Pakistan reported inflation at 6.1 percent on a year-on-year basis in November as compared to 6.2 percent in October. Pakistan’s inflation rate rose to a record high of 38 percent in May 2023 on account of surging food and fuel costs as Islamabad scrapped subsidies as part of a financial deal agreed with the International Monetary Fund (IMF). 

“Inflation is projected to remain moderate, in the range of 5.5-6.5 percent in December, primarily reflecting base effect,” the report said. 

The Finance Division’s report said Pakistan’s economic outlook remains “positive,” driven by sustained growth in industrial activity due to continued momentum in textiles, automobiles, cement and food processing sectors. 

“Robust remittance inflows and steady performance in IT and services exports are likely to cushion external pressures,” the report said. 
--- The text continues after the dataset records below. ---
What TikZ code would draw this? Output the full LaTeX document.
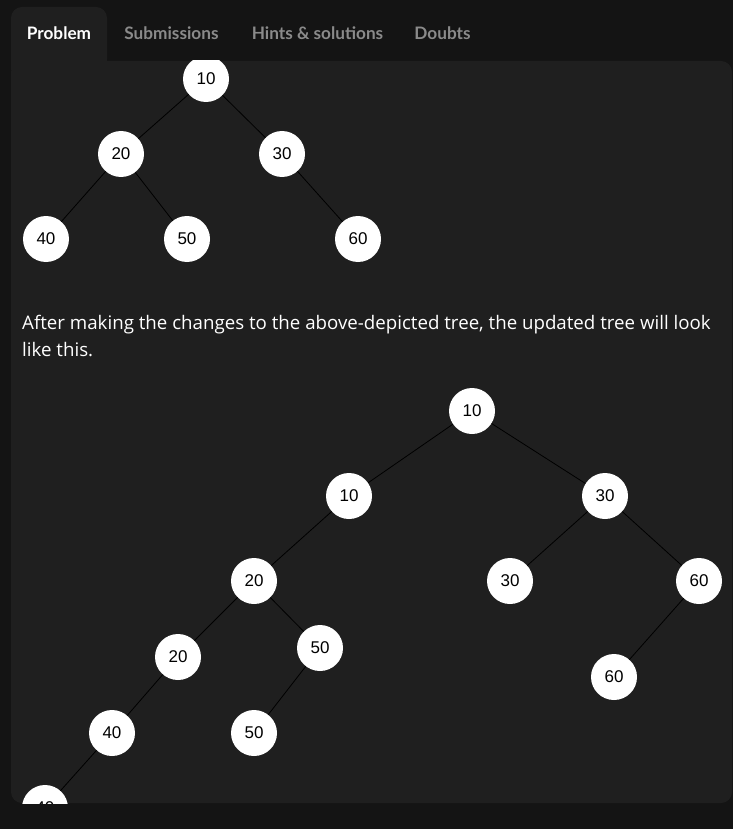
\documentclass[tikz,border=0pt]{standalone}
\usepackage{fontspec}
\setmainfont{Lato}
\newfontfamily\numfont{Liberation Sans}
\newfontfamily\bodyfont{Open Sans}
\definecolor{outerbg}{HTML}{141414}
\definecolor{panelbg}{HTML}{1F1F1F}
\definecolor{tabgrey}{HTML}{8A8A8A}
\tikzset{
  tn/.style={circle,fill=white,minimum size=46pt,inner sep=0pt,font=\numfont\fontsize{17}{17}\selectfont,text=black},
  edge/.style={draw=black,line width=0.8pt},
  tablabel/.style={font=\bfseries\fontsize{17.2}{17.2}\selectfont,anchor=base},
  bodytext/.style={anchor=base west,text=white,font=\bodyfont\fontsize{18.7}{18.7}\selectfont,inner sep=0pt},
}
\begin{document}
\begin{tikzpicture}[x=1pt,y=-1pt]
\useasboundingbox (0,0) rectangle (733,829);
\fill[outerbg] (0,0) rectangle (733,829);
% tab
\fill[panelbg,rounded corners=11pt] (11,70) -- (11,7) -- (107,7) -- (107,70) -- cycle;
% panel
\fill[panelbg,rounded corners=11pt] (11,61) -- (732,61) -- (732,803) -- (11,803) -- cycle;
\fill[panelbg] (11,55) rectangle (107,70);
% tab labels
\node[tablabel,text=white] (tP) at (59,40) {Problem};
\node[tablabel,text=tabgrey] (tS) at (171.5,40) {Submissions};
\node[tablabel,text=tabgrey] (tH) at (317.5,40) {Hints \& solutions};
\node[tablabel,text=tabgrey] (tD) at (442.5,40) {Doubts};
% text
\node[bodytext] (l1) at (22,329) {After making the changes to the above-depicted tree, the updated tree will look};
\node[bodytext] (l2) at (22,356) {like this.};
\begin{scope}
\clip (11,61) rectangle (732,803);
% top tree
\node[tn] (a10) at (206,79) {10};
\node[tn] (a20) at (121,154) {20};
\node[tn] (a30) at (282,154) {30};
\node[tn] (a40) at (46,239) {40};
\node[tn] (a50) at (187,239) {50};
\node[tn] (a60) at (358,239) {60};
% bottom tree
\node[tn] (b10) at (472,411) {10};
\node[tn] (c10) at (349,496) {10};
\node[tn] (c30) at (605,496) {30};
\node[tn] (d20) at (254,581) {20};
\node[tn] (d30) at (510,581) {30};
\node[tn] (d60) at (699,581) {60};
\node[tn] (e20) at (178,657) {20};
\node[tn] (e50) at (320,648) {50};
\node[tn] (e60) at (614,677) {60};
\node[tn] (f40) at (112,733) {40};
\node[tn] (f50) at (254,733) {50};
\node[tn] (g40) at (45,808) {40};
% edges
\draw[edge] (a10) -- (a20);
\draw[edge] (a10) -- (a30);
\draw[edge] (a20) -- (a40);
\draw[edge] (a20) -- (a50);
\draw[edge] (a30) -- (a60);
\draw[edge] (b10) -- (c10);
\draw[edge] (b10) -- (c30);
\draw[edge] (c10) -- (d20);
\draw[edge] (c30) -- (d30);
\draw[edge] (c30) -- (d60);
\draw[edge] (d20) -- (e20);
\draw[edge] (d20) -- (e50);
\draw[edge] (d60) -- (e60);
\draw[edge] (e20) -- (f40);
\draw[edge] (e50) -- (f50);
\draw[edge] (f40) -- (g40);
\end{scope}
\end{tikzpicture}
\end{document}
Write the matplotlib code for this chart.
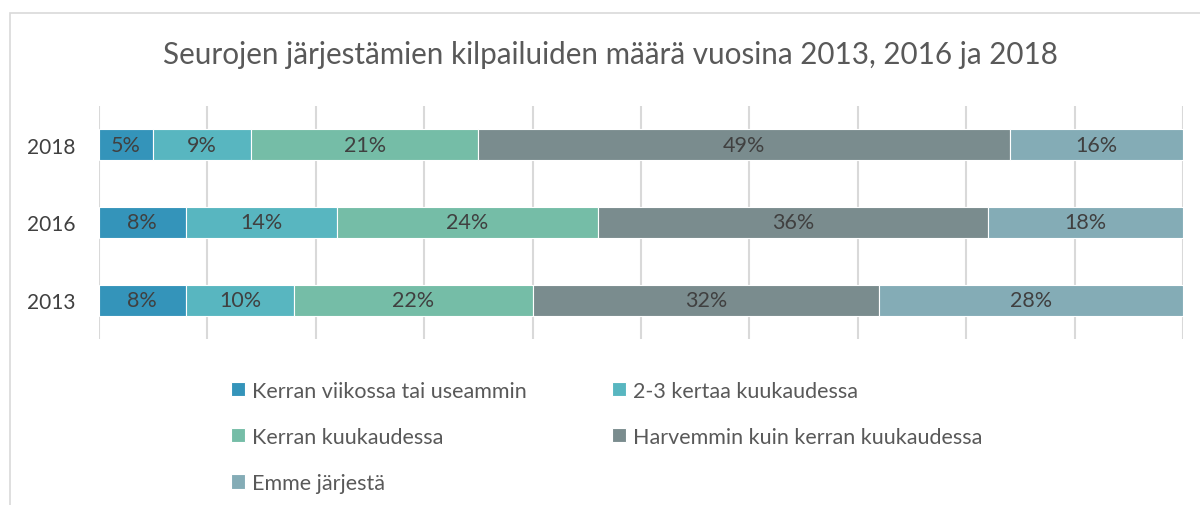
import matplotlib.pyplot as plt
from matplotlib.patches import Rectangle
import numpy as np

plt.rcParams["font.family"] = ["Lato", "DejaVu Sans"]

years = ["2013", "2016", "2018"]
categories = [
    "Kerran viikossa tai useammin",
    "2-3 kertaa kuukaudessa",
    "Kerran kuukaudessa",
    "Harvemmin kuin kerran kuukaudessa",
    "Emme järjestä",
]
# percent per category, order matches years
weekly = [8, 8, 5]
two_three = [10, 14, 9]
monthly = [22, 24, 21]
rarely = [32, 36, 49]
none = [28, 18, 16]
series = [weekly, two_three, monthly, rarely, none]
colors = ["#3494BA", "#58B6C0", "#75BDA7", "#7A8C8E", "#84ACB6"]

fig = plt.figure(figsize=(12, 5.06), dpi=100)
ax = fig.add_axes([99 / 1200, 1 - 340 / 506, 1084 / 1200, 233 / 506])

# chart border
fig.patches.append(Rectangle((10 / 1200, -0.1), 1.2, 1 - 14 / 506 + 0.1,
                             transform=fig.transFigure, fill=False,
                             edgecolor="#D9D9D9", linewidth=1.2))

y = np.arange(len(years))
left = np.zeros(len(years))
handles = []
for vals, col, name in zip(series, colors, categories):
    vals = np.array(vals, dtype=float)
    b = ax.barh(y, vals, left=left, height=0.4, color=col, edgecolor="white",
                linewidth=0.8, label=name, zorder=3)
    handles.append(b)
    for yi, l, v in zip(y, left, vals):
        ax.text(l + v / 2, yi, f"{v:.0f}%", ha="center", va="center",
                fontsize=15.5, color="#404040", zorder=4)
    left += vals

ax.set_xlim(0, 100)
ax.set_ylim(-0.5, 2.5)
ax.set_xticks(np.arange(0, 101, 10))
ax.xaxis.grid(True, color="#D9D9D9", linewidth=1.5, zorder=0)
ax.tick_params(axis="x", length=0, labelbottom=False)
ax.tick_params(axis="y", length=0, pad=17)
ax.set_yticks(y)
ax.set_yticklabels(years, fontsize=15, color="#404040")
for s in ax.spines.values():
    s.set_visible(False)

fig.text(610 / 1200, 1 - 55 / 506, "Seurojen järjestämien kilpailuiden määrä vuosina 2013, 2016 ja 2018",
         ha="center", va="center", fontsize=21.3, color="#595959")

# legend fills column-wise, reorder so it reads row by row
order = [0, 2, 4, 1, 3]
leg = fig.legend(handles=[handles[i] for i in order], loc="upper left",
                 bbox_to_anchor=(222 / 1200, 1 - 373 / 506),
                 ncol=2, frameon=False, fontsize=15.5, labelcolor="#595959",
                 handlelength=0.65, handleheight=0.65, handletextpad=0.35,
                 labelspacing=1.22, columnspacing=3.95, borderaxespad=0)

fig.savefig("out.png", dpi=100)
The report said Pakistan’s current account recorded a surplus of $100 million while it posted a deficit of $812 million during the July-November period.

It said remittances increased by 9.3 percent to $16.1 billion in November, led by inflows from Saudi Arabia (24.2 percent) and the UAE (20.8 percent), while the net foreign direct investment inflows were recorded at $927.4 million during the same July to November period. 

It said Pakistan’s fiscal consolidation is expected to continue supporting macroeconomic stability, with government efforts in expenditure management, enhanced tax collection and structural reforms contributing to sustainable growth. 

“Overall, Pakistan’s economy is projected to maintain its positive momentum in the coming months, driven by industrial growth, improved governance, digitalization, and prudent macroeconomic management,” the report said.